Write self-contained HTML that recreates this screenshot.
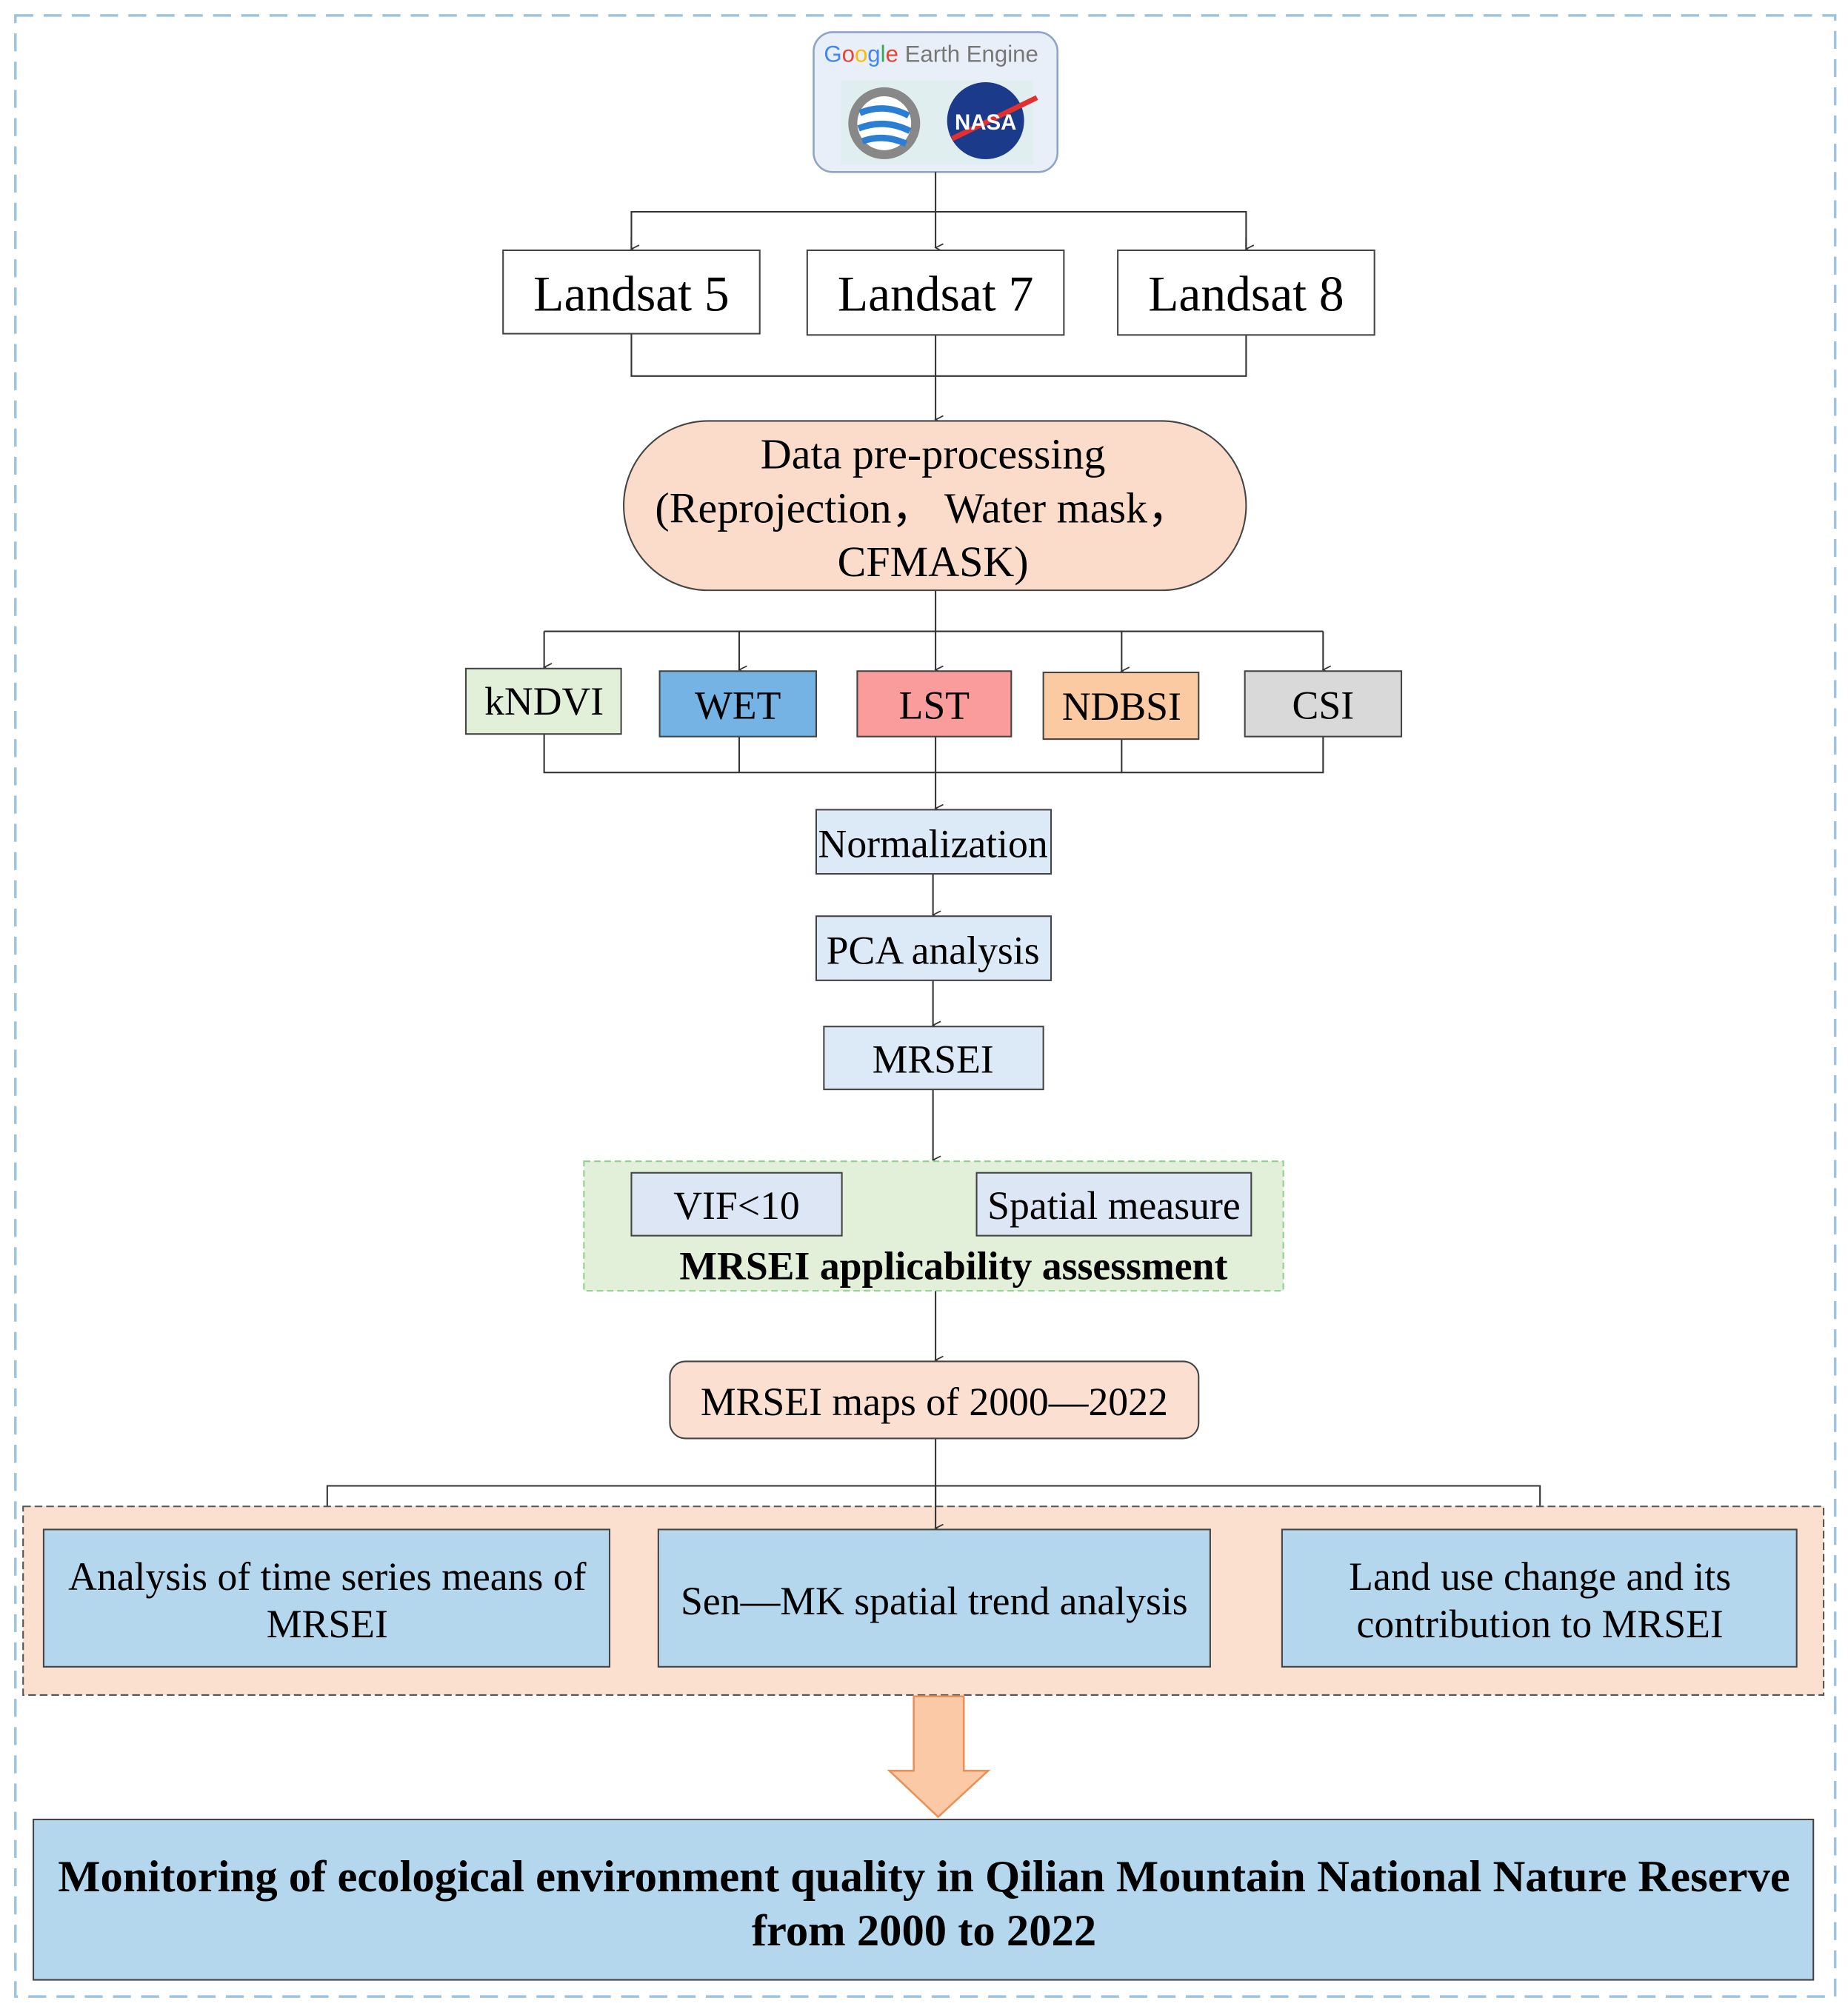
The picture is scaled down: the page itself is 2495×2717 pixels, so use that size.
<!DOCTYPE html>
<html><head><meta charset="utf-8"><style>html,body{margin:0;padding:0;background:#fff}svg{display:block}</style></head>
<body>
<svg width="2495" height="2717" viewBox="0 0 1440 1568" xmlns="http://www.w3.org/2000/svg" font-family="'Liberation Serif', serif">
<defs><marker id="a" markerWidth="8" markerHeight="8" refX="4" refY="7" orient="auto" markerUnits="userSpaceOnUse"><path d="M1,1 L4,7 L7,1" fill="none" stroke="#333" stroke-width="1"/></marker></defs>
<rect x="0" y="0" width="1440" height="1568" fill="#fff"/>
<rect x="12" y="12" width="1418" height="1544" fill="none" stroke="#9cc3e0" stroke-width="2" stroke-dasharray="14,8"/>
<rect x="634" y="25" width="190" height="109" rx="15" fill="#e9eff8" stroke="#8ea6c6" stroke-width="1.5"/>
<rect x="655" y="63" width="150" height="65" fill="#e0eef0"/>
<text x="642" y="48" font-family="'Liberation Sans',sans-serif" font-size="18"><tspan fill="#4285f4">G</tspan><tspan fill="#ea4335">o</tspan><tspan fill="#fbbc05">o</tspan><tspan fill="#4285f4">g</tspan><tspan fill="#34a853">l</tspan><tspan fill="#ea4335">e</tspan><tspan fill="#777"> Earth Engine</tspan></text>
<circle cx="689" cy="96" r="28" fill="#888"/>
<circle cx="689" cy="96" r="21" fill="#fff"/>
<path d="M670,88 Q689,80 708,90 M669,100 Q689,92 709,102 M672,110 Q689,104 706,112" stroke="#2a7fd4" stroke-width="5" fill="none"/>
<circle cx="768" cy="94" r="30" fill="#1b3a8a"/>
<path d="M742,108 L808,76" stroke="#e03030" stroke-width="4"/>
<text x="768" y="101" text-anchor="middle" font-family="'Liberation Sans',sans-serif" font-weight="bold" font-size="17" fill="#fff">NASA</text>
<g stroke="#333" stroke-width="1.2" fill="none">
<line x1="729" y1="134" x2="729" y2="193" marker-end="url(#a)"/>
<polyline points="492,193 492,165 971,165 971,193"/>
<line x1="492" y1="185" x2="492" y2="194" marker-end="url(#a)"/>
<line x1="971" y1="185" x2="971" y2="194" marker-end="url(#a)"/>
<polyline points="492,260 492,293 971,293 971,261"/>
<line x1="729" y1="261" x2="729" y2="327" marker-end="url(#a)"/>
<line x1="729" y1="460" x2="729" y2="492"/>
<line x1="424" y1="492" x2="1031" y2="492"/>
<line x1="424" y1="492" x2="424" y2="520" marker-end="url(#a)"/>
<line x1="576" y1="492" x2="576" y2="522" marker-end="url(#a)"/>
<line x1="729" y1="492" x2="729" y2="522" marker-end="url(#a)"/>
<line x1="874" y1="492" x2="874" y2="523" marker-end="url(#a)"/>
<line x1="1031" y1="492" x2="1031" y2="522" marker-end="url(#a)"/>
<polyline points="424,572 424,602 1031,602 1031,574"/>
<line x1="576" y1="574" x2="576" y2="602"/><line x1="874" y1="576" x2="874" y2="602"/>
<line x1="729" y1="574" x2="729" y2="630" marker-end="url(#a)"/>
<line x1="727" y1="681" x2="727" y2="713" marker-end="url(#a)"/>
<line x1="727" y1="764" x2="727" y2="799" marker-end="url(#a)"/>
<line x1="727" y1="849" x2="727" y2="904" marker-end="url(#a)"/>
<line x1="729" y1="1006" x2="729" y2="1060" marker-end="url(#a)"/>
<line x1="729" y1="1121" x2="729" y2="1191" marker-end="url(#a)"/>
<polyline points="255,1190 255,1158 1200,1158 1200,1190"/>
<line x1="255" y1="1180" x2="255" y2="1191" marker-end="url(#a)"/>
<line x1="1200" y1="1180" x2="1200" y2="1191" marker-end="url(#a)"/>
</g>
<g stroke="#444" stroke-width="1.2">
<rect x="392" y="195" width="200" height="65" fill="#fff"/>
<rect x="629" y="195" width="200" height="66" fill="#fff"/>
<rect x="871" y="195" width="200" height="66" fill="#fff"/>
<rect x="486" y="328" width="485" height="132" rx="66" fill="#fbdccb"/>
<rect x="363" y="521" width="121" height="51" fill="#e2f0d9"/>
<rect x="514" y="523" width="122" height="51" fill="#74b3e3"/>
<rect x="668" y="523" width="120" height="51" fill="#fa9c9c"/>
<rect x="813" y="524" width="121" height="52" fill="#fbc9a2"/>
<rect x="970" y="523" width="122" height="51" fill="#d9d9d9"/>
<rect x="636" y="631" width="183" height="50" fill="#dce9f6"/>
<rect x="636" y="714" width="183" height="50" fill="#dce9f6"/>
<rect x="642" y="800" width="171" height="49" fill="#dce9f6"/>
</g>
<rect x="455" y="905" width="545" height="101" fill="#e2f0d9" stroke="#8fd08f" stroke-width="1.2" stroke-dasharray="5,3"/>
<g stroke="#444" stroke-width="1.2">
<rect x="492" y="914" width="164" height="49" fill="#dce6f5"/>
<rect x="761" y="914" width="214" height="49" fill="#dce6f5"/>
<rect x="522" y="1061" width="412" height="60" rx="12" fill="#fbe0d2"/>
</g>
<rect x="18" y="1174" width="1403" height="147" fill="#fbe0d0" stroke="#555" stroke-width="1.2" stroke-dasharray="6,3"/>
<line x1="729" y1="1158" x2="729" y2="1191" stroke="#333" stroke-width="1.2" marker-end="url(#a)"/>
<g stroke="#444" stroke-width="1.2" fill="#b4d7ee">
<rect x="34" y="1192" width="441" height="107"/>
<rect x="513" y="1192" width="430" height="107"/>
<rect x="999" y="1192" width="401" height="107"/>
<rect x="26" y="1418" width="1387" height="125"/>
</g>
<path d="M712,1322 L751,1322 L751,1380 L770,1380 L731,1416 L693,1380 L712,1380 Z" fill="#fbc9a5" stroke="#e8915a" stroke-width="1.5"/>
<g fill="#000" text-anchor="middle">
<text x="492" y="242" font-size="39">Landsat 5</text>
<text x="729" y="242" font-size="39">Landsat 7</text>
<text x="971" y="242" font-size="39">Landsat 8</text>
<text x="727" y="365" font-size="33.5">Data pre-processing</text>
<text x="719" y="407" font-size="33.5">(Reprojection，  Water mask，</text>
<text x="727" y="449" font-size="33.5">CFMASK)</text>
<text x="424" y="557" font-size="31">kNDVI</text>
<text x="575" y="560" font-size="31">WET</text>
<text x="728" y="560" font-size="31">LST</text>
<text x="874" y="561" font-size="31">NDBSI</text>
<text x="1031" y="560" font-size="31">CSI</text>
<text x="727" y="668" font-size="31">Normalization</text>
<text x="727" y="751" font-size="31">PCA analysis</text>
<text x="727" y="836" font-size="31">MRSEI</text>
<text x="574" y="950" font-size="31">VIF&lt;10</text>
<text x="868" y="950" font-size="31">Spatial measure</text>
<text x="743" y="997" font-size="31" font-weight="bold">MRSEI applicability assessment</text>
<text x="728" y="1103" font-size="31">MRSEI maps of 2000—2022</text>
<text x="255" y="1239" font-size="31">Analysis of time series means of</text>
<text x="255" y="1276" font-size="31">MRSEI</text>
<text x="728" y="1258" font-size="31">Sen—MK spatial trend analysis</text>
<text x="1200" y="1239" font-size="31">Land use change and its</text>
<text x="1200" y="1276" font-size="31">contribution to MRSEI</text>
<text x="720" y="1474" font-size="35" font-weight="bold">Monitoring of ecological environment quality in Qilian Mountain National Nature Reserve</text>
<text x="720" y="1516" font-size="35" font-weight="bold">from 2000 to 2022</text>
</g>
</svg>
</body></html>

********

- WORK INSTRUCTIONS
Without the pictures, copy the material exactly as given.

- OUTPUT FOR THIS EXERCISE
Write self-contained HTML that recreates this screenshot.
The picture is scaled down: the page itself is 2495×2717 pixels, so use that size.
<!DOCTYPE html>
<html><head><meta charset="utf-8"><style>html,body{margin:0;padding:0;background:#fff}svg{display:block}</style></head>
<body>
<svg width="2495" height="2717" viewBox="0 0 1440 1568" xmlns="http://www.w3.org/2000/svg" font-family="'Liberation Serif', serif">
<defs><marker id="a" markerWidth="8" markerHeight="8" refX="4" refY="7" orient="auto" markerUnits="userSpaceOnUse"><path d="M1,1 L4,7 L7,1" fill="none" stroke="#333" stroke-width="1"/></marker></defs>
<rect x="0" y="0" width="1440" height="1568" fill="#fff"/>
<rect x="12" y="12" width="1418" height="1544" fill="none" stroke="#9cc3e0" stroke-width="2" stroke-dasharray="14,8"/>
<rect x="634" y="25" width="190" height="109" rx="15" fill="#e9eff8" stroke="#8ea6c6" stroke-width="1.5"/>
<rect x="655" y="63" width="150" height="65" fill="#e0eef0"/>
<text x="642" y="48" font-family="'Liberation Sans',sans-serif" font-size="18"><tspan fill="#4285f4">G</tspan><tspan fill="#ea4335">o</tspan><tspan fill="#fbbc05">o</tspan><tspan fill="#4285f4">g</tspan><tspan fill="#34a853">l</tspan><tspan fill="#ea4335">e</tspan><tspan fill="#777"> Earth Engine</tspan></text>
<circle cx="689" cy="96" r="28" fill="#888"/>
<circle cx="689" cy="96" r="21" fill="#fff"/>
<path d="M670,88 Q689,80 708,90 M669,100 Q689,92 709,102 M672,110 Q689,104 706,112" stroke="#2a7fd4" stroke-width="5" fill="none"/>
<circle cx="768" cy="94" r="30" fill="#1b3a8a"/>
<path d="M742,108 L808,76" stroke="#e03030" stroke-width="4"/>
<text x="768" y="101" text-anchor="middle" font-family="'Liberation Sans',sans-serif" font-weight="bold" font-size="17" fill="#fff">NASA</text>
<g stroke="#333" stroke-width="1.2" fill="none">
<line x1="729" y1="134" x2="729" y2="193" marker-end="url(#a)"/>
<polyline points="492,193 492,165 971,165 971,193"/>
<line x1="492" y1="185" x2="492" y2="194" marker-end="url(#a)"/>
<line x1="971" y1="185" x2="971" y2="194" marker-end="url(#a)"/>
<polyline points="492,260 492,293 971,293 971,261"/>
<line x1="729" y1="261" x2="729" y2="327" marker-end="url(#a)"/>
<line x1="729" y1="460" x2="729" y2="492"/>
<line x1="424" y1="492" x2="1031" y2="492"/>
<line x1="424" y1="492" x2="424" y2="520" marker-end="url(#a)"/>
<line x1="576" y1="492" x2="576" y2="522" marker-end="url(#a)"/>
<line x1="729" y1="492" x2="729" y2="522" marker-end="url(#a)"/>
<line x1="874" y1="492" x2="874" y2="523" marker-end="url(#a)"/>
<line x1="1031" y1="492" x2="1031" y2="522" marker-end="url(#a)"/>
<polyline points="424,572 424,602 1031,602 1031,574"/>
<line x1="576" y1="574" x2="576" y2="602"/><line x1="874" y1="576" x2="874" y2="602"/>
<line x1="729" y1="574" x2="729" y2="630" marker-end="url(#a)"/>
<line x1="727" y1="681" x2="727" y2="713" marker-end="url(#a)"/>
<line x1="727" y1="764" x2="727" y2="799" marker-end="url(#a)"/>
<line x1="727" y1="849" x2="727" y2="904" marker-end="url(#a)"/>
<line x1="729" y1="1006" x2="729" y2="1060" marker-end="url(#a)"/>
<line x1="729" y1="1121" x2="729" y2="1191" marker-end="url(#a)"/>
<polyline points="255,1190 255,1158 1200,1158 1200,1190"/>
<line x1="255" y1="1180" x2="255" y2="1191" marker-end="url(#a)"/>
<line x1="1200" y1="1180" x2="1200" y2="1191" marker-end="url(#a)"/>
</g>
<g stroke="#444" stroke-width="1.2">
<rect x="392" y="195" width="200" height="65" fill="#fff"/>
<rect x="629" y="195" width="200" height="66" fill="#fff"/>
<rect x="871" y="195" width="200" height="66" fill="#fff"/>
<rect x="486" y="328" width="485" height="132" rx="66" fill="#fbdccb"/>
<rect x="363" y="521" width="121" height="51" fill="#e2f0d9"/>
<rect x="514" y="523" width="122" height="51" fill="#74b3e3"/>
<rect x="668" y="523" width="120" height="51" fill="#fa9c9c"/>
<rect x="813" y="524" width="121" height="52" fill="#fbc9a2"/>
<rect x="970" y="523" width="122" height="51" fill="#d9d9d9"/>
<rect x="636" y="631" width="183" height="50" fill="#dce9f6"/>
<rect x="636" y="714" width="183" height="50" fill="#dce9f6"/>
<rect x="642" y="800" width="171" height="49" fill="#dce9f6"/>
</g>
<rect x="455" y="905" width="545" height="101" fill="#e2f0d9" stroke="#8fd08f" stroke-width="1.2" stroke-dasharray="5,3"/>
<g stroke="#444" stroke-width="1.2">
<rect x="492" y="914" width="164" height="49" fill="#dce6f5"/>
<rect x="761" y="914" width="214" height="49" fill="#dce6f5"/>
<rect x="522" y="1061" width="412" height="60" rx="12" fill="#fbe0d2"/>
</g>
<rect x="18" y="1174" width="1403" height="147" fill="#fbe0d0" stroke="#555" stroke-width="1.2" stroke-dasharray="6,3"/>
<line x1="729" y1="1158" x2="729" y2="1191" stroke="#333" stroke-width="1.2" marker-end="url(#a)"/>
<g stroke="#444" stroke-width="1.2" fill="#b4d7ee">
<rect x="34" y="1192" width="441" height="107"/>
<rect x="513" y="1192" width="430" height="107"/>
<rect x="999" y="1192" width="401" height="107"/>
<rect x="26" y="1418" width="1387" height="125"/>
</g>
<path d="M712,1322 L751,1322 L751,1380 L770,1380 L731,1416 L693,1380 L712,1380 Z" fill="#fbc9a5" stroke="#e8915a" stroke-width="1.5"/>
<g fill="#000" text-anchor="middle">
<text x="492" y="242" font-size="39">Landsat 5</text>
<text x="729" y="242" font-size="39">Landsat 7</text>
<text x="971" y="242" font-size="39">Landsat 8</text>
<text x="727" y="365" font-size="33.5">Data pre-processing</text>
<text x="719" y="407" font-size="33.5">(Reprojection，  Water mask，</text>
<text x="727" y="449" font-size="33.5">CFMASK)</text>
<text x="424" y="557" font-size="31">kNDVI</text>
<text x="575" y="560" font-size="31">WET</text>
<text x="728" y="560" font-size="31">LST</text>
<text x="874" y="561" font-size="31">NDBSI</text>
<text x="1031" y="560" font-size="31">CSI</text>
<text x="727" y="668" font-size="31">Normalization</text>
<text x="727" y="751" font-size="31">PCA analysis</text>
<text x="727" y="836" font-size="31">MRSEI</text>
<text x="574" y="950" font-size="31">VIF&lt;10</text>
<text x="868" y="950" font-size="31">Spatial measure</text>
<text x="743" y="997" font-size="31" font-weight="bold">MRSEI applicability assessment</text>
<text x="728" y="1103" font-size="31">MRSEI maps of 2000—2022</text>
<text x="255" y="1239" font-size="31">Analysis of time series means of</text>
<text x="255" y="1276" font-size="31">MRSEI</text>
<text x="728" y="1258" font-size="31">Sen—MK spatial trend analysis</text>
<text x="1200" y="1239" font-size="31">Land use change and its</text>
<text x="1200" y="1276" font-size="31">contribution to MRSEI</text>
<text x="720" y="1474" font-size="35" font-weight="bold">Monitoring of ecological environment quality in Qilian Mountain National Nature Reserve</text>
<text x="720" y="1516" font-size="35" font-weight="bold">from 2000 to 2022</text>
</g>
</svg>
</body></html>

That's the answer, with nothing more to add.